After six months of unexplained, and apparently intentional, delay, Antigua & Barbuda has publicly released what is captioned the "Revised Diplomatic Passport Listing." A careful review of that information confirms the longtime fears of compliance: there are a significant number of individuals on that list who have no legitimate diplomatic assignment, who are from high-risk countries, and who have the capability, with their officially-issued diplomatic passports, to cause significant damage, through financial crime, especially in the developing world, where such diplomatic status confers instant legitimacy.
Here are some of my issues:
(1) Many of the "diplomats" are from the Arab world; some appear to be Russians. Do these individuals speak English, which is the official language of Antigua ?
(2) Many have clearly bogus, or artificially created, assignments or titles, such as Economic Envoy, Ambassador at Large (which is supposed to indicate a special status), Former Honorary Counsel, Business Development Officer, Diplomat, or are listed as non-resident ambassadors. These are definitely not true assignments, only honorary designations, to apparently justify their passports.
(3) Inasmuch as names that are not originally in the Latin alphabet, such as Arabic names, must be transliterated into English, the results appearing may not be accurate translations . How is a compliance officer to accurately conduct due diligence on them ?
(4) I am not satisfied with the passport numbers appearing, which should be four, or even five, digits, to allow for expansion. Is this itself a redacted document, and not accurate ?

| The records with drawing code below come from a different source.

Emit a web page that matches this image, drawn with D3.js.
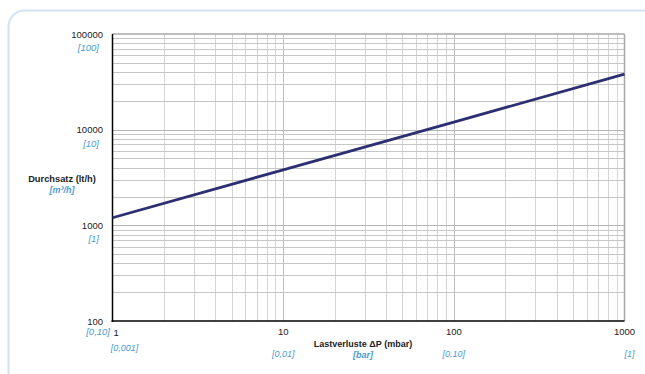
<!DOCTYPE html>
<html>
<head>
<meta charset="utf-8">
<script src="https://cdn.jsdelivr.net/npm/d3@7"></script>
<style>
  html, body { margin: 0; padding: 0; background: #fff; }
  svg { display: block; }
  text { font-family: "Liberation Sans", Arial, sans-serif; }
</style>
</head>
<body>
<svg id="chart" width="645" height="374"></svg>
<script>
// Pressure drop (mbar) vs. flow rate (lt/h)
const pressureDrop = [1, 10, 100, 1000];
const flowRate = [1200, 3800, 12000, 38100];

const xTicks = [1, 10, 100, 1000];
const xTickLabels = ["1", "10", "100", "1000"];
const xBarLabels = ["[0,001]", "[0,01]", "[0,10]", "[1]"];
const yTicks = [100, 1000, 10000, 100000];
const yTickLabels = ["100", "1000", "10000", "100000"];
const yM3Labels = ["[0,10]", "[1]", "[10]", "[100]"];

const svg = d3.select("#chart");
const blue = "#4b9ad6";
const dark = "#222";

// card outline
svg.append("rect")
  .attr("x", 8.5).attr("y", 10.5)
  .attr("width", 660).attr("height", 420)
  .attr("rx", 16)
  .attr("fill", "#fff")
  .attr("stroke", "#d3e2f1")
  .attr("stroke-width", 2);

const plotL = 112.5, plotR = 624.5, plotT = 34, plotB = 321;
const x = d3.scaleLog().domain([1, 1000]).range([plotL, plotR]);
const y = d3.scaleLog().domain([100, 100000]).range([plotB, plotT]);

// minor gridlines (2..9 within each decade) and major ones
const xGrid = [];
for (let d = 1; d < 1000; d *= 10) for (let k = 1; k <= 9; k++) if (d * k > 1) xGrid.push(d * k);
const yGrid = [];
for (let d = 100; d < 100000; d *= 10) for (let k = 1; k <= 9; k++) if (d * k > 100) yGrid.push(d * k);

const g = svg.append("g");
g.selectAll(".vg").data(xGrid).join("line")
  .attr("x1", d => Math.round(x(d)) + 0.5).attr("x2", d => Math.round(x(d)) + 0.5)
  .attr("y1", plotT).attr("y2", plotB)
  .attr("stroke", d => (d === 10 || d === 100) ? "#bdbdbd" : "#d4d4d4")
  .attr("stroke-width", 1);
g.selectAll(".hg").data(yGrid).join("line")
  .attr("x1", plotL).attr("x2", plotR)
  .attr("y1", d => Math.round(y(d)) + 0.5).attr("y2", d => Math.round(y(d)) + 0.5)
  .attr("stroke", d => (d === 1000 || d === 10000) ? "#b5b5b5" : "#c6c6c6")
  .attr("stroke-width", 1);

// top and right frame
svg.append("line").attr("x1", plotL).attr("x2", plotR).attr("y1", plotT).attr("y2", plotT)
  .attr("stroke", "#a8a8a8").attr("stroke-width", 1.5);
svg.append("line").attr("x1", plotR).attr("x2", plotR).attr("y1", plotT).attr("y2", plotB)
  .attr("stroke", "#a8a8a8").attr("stroke-width", 1.5);

// axes lines
svg.append("line").attr("x1", plotL).attr("x2", plotL).attr("y1", plotT).attr("y2", plotB + 1)
  .attr("stroke", "#000").attr("stroke-width", 1.5);
svg.append("line").attr("x1", plotL - 1).attr("x2", plotR).attr("y1", plotB).attr("y2", plotB)
  .attr("stroke", "#000").attr("stroke-width", 1.5);

// data line
const line = d3.line().x((d, i) => x(pressureDrop[i])).y(d => y(d));
svg.append("path")
  .datum(flowRate)
  .attr("d", line)
  .attr("fill", "none")
  .attr("stroke", "#2c2f72")
  .attr("stroke-width", 2.8);

// y tick labels
yTicks.forEach((t, i) => {
  svg.append("text")
    .attr("x", 103).attr("y", y(t) + 3.5)
    .attr("text-anchor", "end")
    .attr("font-size", 9.5).attr("fill", dark)
    .text(yTickLabels[i]);
  if (i > 0) {
    svg.append("text")
      .attr("x", 99).attr("y", y(t) + 17)
      .attr("text-anchor", "end")
      .attr("font-size", 9.5).attr("font-style", "italic").attr("fill", blue)
      .text(yM3Labels[i]);
  }
});
svg.append("text")
  .attr("x", 110).attr("y", 334.5)
  .attr("text-anchor", "end")
  .attr("font-size", 9.5).attr("font-style", "italic").attr("fill", blue)
  .text(yM3Labels[0]);

// x tick labels
xTicks.forEach((t, i) => {
  svg.append("text")
    .attr("x", i === 0 ? x(t) + 1 : x(t)).attr("y", i === 0 ? 336 : 335)
    .attr("text-anchor", i === 0 ? "start" : "middle")
    .attr("font-size", 9.5).attr("fill", dark)
    .text(xTickLabels[i]);
  svg.append("text")
    .attr("x", i === 3 ? x(t) + 5 : (i === 0 ? x(t) + 12 : x(t))).attr("y", i === 0 ? 351 : 357)
    .attr("text-anchor", "middle")
    .attr("font-size", 9).attr("font-style", "italic").attr("fill", blue)
    .text(xBarLabels[i]);
});

// axis titles
svg.append("text")
  .attr("x", 62).attr("y", 181.5)
  .attr("text-anchor", "middle")
  .attr("font-size", 9.3).attr("font-weight", "bold").attr("fill", dark)
  .text("Durchsatz (lt/h)");
svg.append("text")
  .attr("x", 62).attr("y", 193)
  .attr("text-anchor", "middle")
  .attr("font-size", 9).attr("font-weight", "bold").attr("font-style", "italic").attr("fill", blue)
  .text("[m³/h]");
svg.append("text")
  .attr("x", 363).attr("y", 347)
  .attr("text-anchor", "middle")
  .attr("font-size", 9).attr("font-weight", "bold").attr("fill", dark)
  .text("Lastverluste ΔP (mbar)");
svg.append("text")
  .attr("x", 363).attr("y", 357.5)
  .attr("text-anchor", "middle")
  .attr("font-size", 9).attr("font-weight", "bold").attr("font-style", "italic").attr("fill", blue)
  .text("[bar]");
</script>
</body>
</html>
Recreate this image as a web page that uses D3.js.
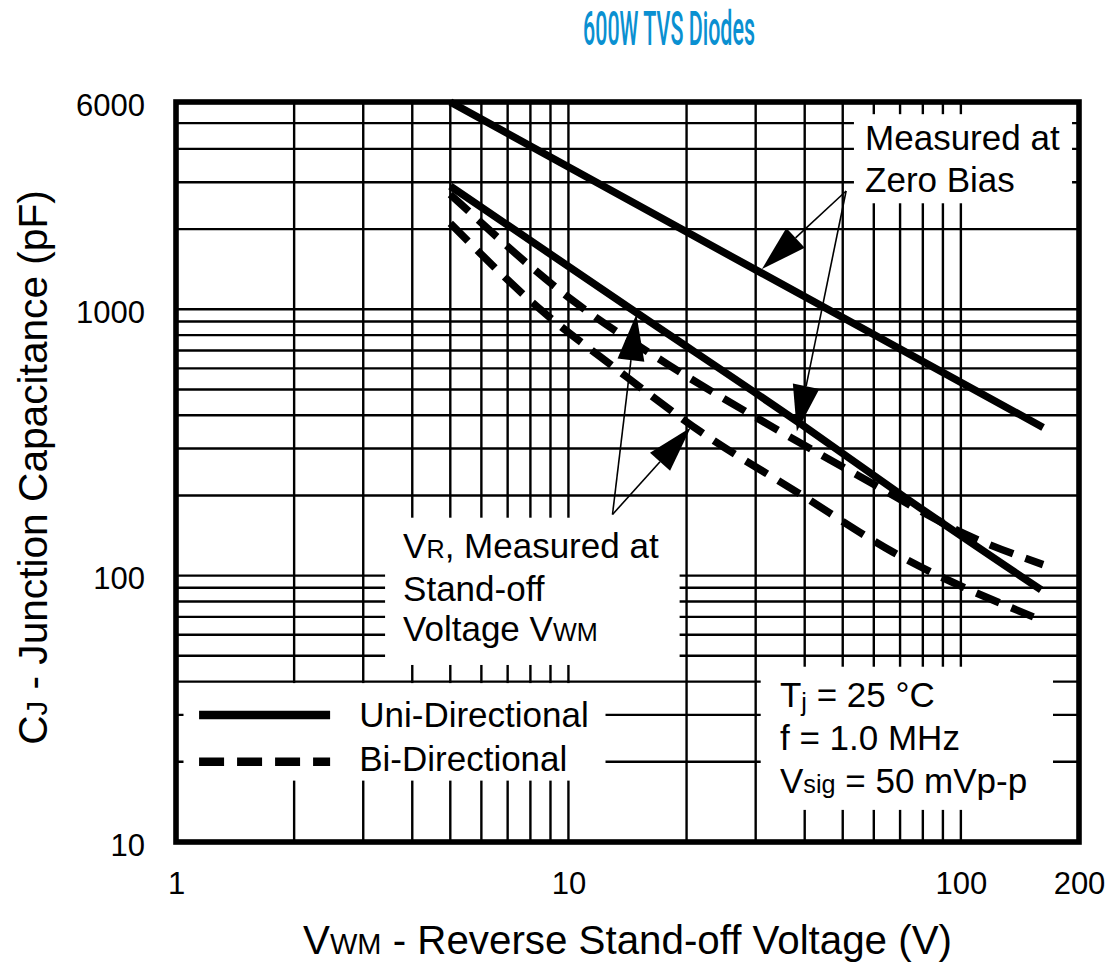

(5) Why are agents of the CBI program issued diplomatic passports ?
The excuses offered by the Antiguan government do not wash; if you have passports issued improperly by a prior government, cancel them. Do not say Antigua cannot afford to send diplomats everywhere, and that is why there are unexplained foreign assignments that are obviously bogus.
The list is worse than we anticipated; its merely illustrates that the retail sale of Antigua diplomatic passports has resulted in some unknown (read:possibly dodgy) individuals having tools that could facilitate financial crime, or even terrorist financing. Those Antiguans who believe that this program should be terminated are eminently correct; kill the gravy train, please.